A similar challenge exists in France, with some congregations limping along until they can find a French-speaking rabbi. Other Progressive congregations have even hired Modern Orthodox rabbis because of this shortage.
This is a systemic WUPJ challenge: We can only be as good as our rabbinic leadership. Building a new rabbi takes years: First we must recruit and convince our best young people to consider a rabbinic career. Then we must mentor and support them through their rabbinic studies, keeping them engaged with WUPJ congregations. And then we must create and implement a robust rabbinic placement system to serve international congregations, work and advise congregational search committees, work with the seminary students to educate them on employment opportunities, help match them with the right positions, and finally, conduct an international inventory of rabbis and rabbinic students and their language skills to assist congregations in their searches. This endeavor will require new investment from the WUPJ and its regions, but without this focus, we deny ourselves the most crucial element in ensuring congregational growth and success.
Finally, I want to make some comments about anti-Semitism. Events in France this past January shocked us, and led to newspaper and magazine articles with titles like: “The End of European Jewry” and “Is There a Future for French Jewry?” Worse, at the height of the emotional shock, the prime minister of Israel had the temerity to say that Europe’s Jews should pack up and move to the safety of Israel. I must suggest that neither perspective is particularly helpful.
In April I led a delegation of North American WUPJ and CCAR leaders to Belgium and France. We met with all the congregational leaders in Brussels and Paris, and learned of the dynamic synagogues and Jewish life in both communities. True, the reality on the ground has changed: Muslims outnumber Jews ten to one. Equally true, the government understands that anti-Semitic violence is just the tip of the iceberg. This violence is a threat to a democratic, pluralistic France. Therefore, French military troops with sub-machine guns graced the doors of every synagogue and Jewish institution we visited.
But on Yom HaAtzmaut, we participated in a special service at MJLF, one of the two large Progressive synagogues in Paris. The sanctuary was packed with young and old. On one wall was a large French flag. On the facing wall, an Israeli flag. And we sat in the middle. Our group was invited to ascend the bimah at the end of the service to lead the congregation in the singing of “HaTikva.” Tears of Jewish unity flooded our eyes. Like our hosts, we understood that we love two flags – that we comfortably and consciously live in two worlds simultaneously.

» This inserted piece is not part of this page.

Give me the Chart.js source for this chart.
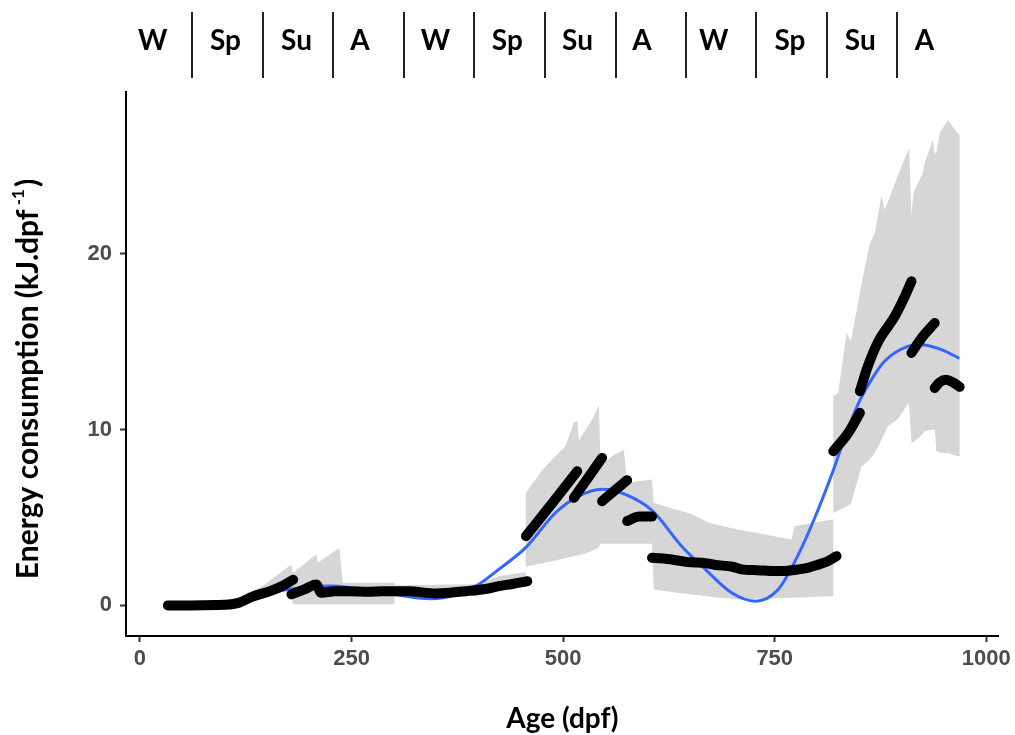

The real question therefore should not be: “Will there be a future,” but rather “What kind of future will French Jews have?” and “How can we help them build that future?”
We are committed to building a strong Progressive Jewish future – in France, in Israel, in North America and South America, in Asia and Australia, in Poland and Ukraine – in every part of this globe where Jews may choose to live. History teaches us that economics and war and changing social conditions often lead to Jewish migrations from one part of the world to another. But the Jewish diaspora is not our weakness, it is precisely our strength.
This Shabbat we complete the reading of Vayikra with a double portion, B’har and B’chukotai. As we complete reading each book of the Torah, we rise and recite together: “Chazak, chazak, v’nitchazek.” We have been strong, we are strong, and we strengthen one another.
As we move on to the next chapter in the life of our World Union for Progressive Judaism, I ask you to join me in reciting that life affirming refrain: “Chazak, chazak, v’nitchazek.”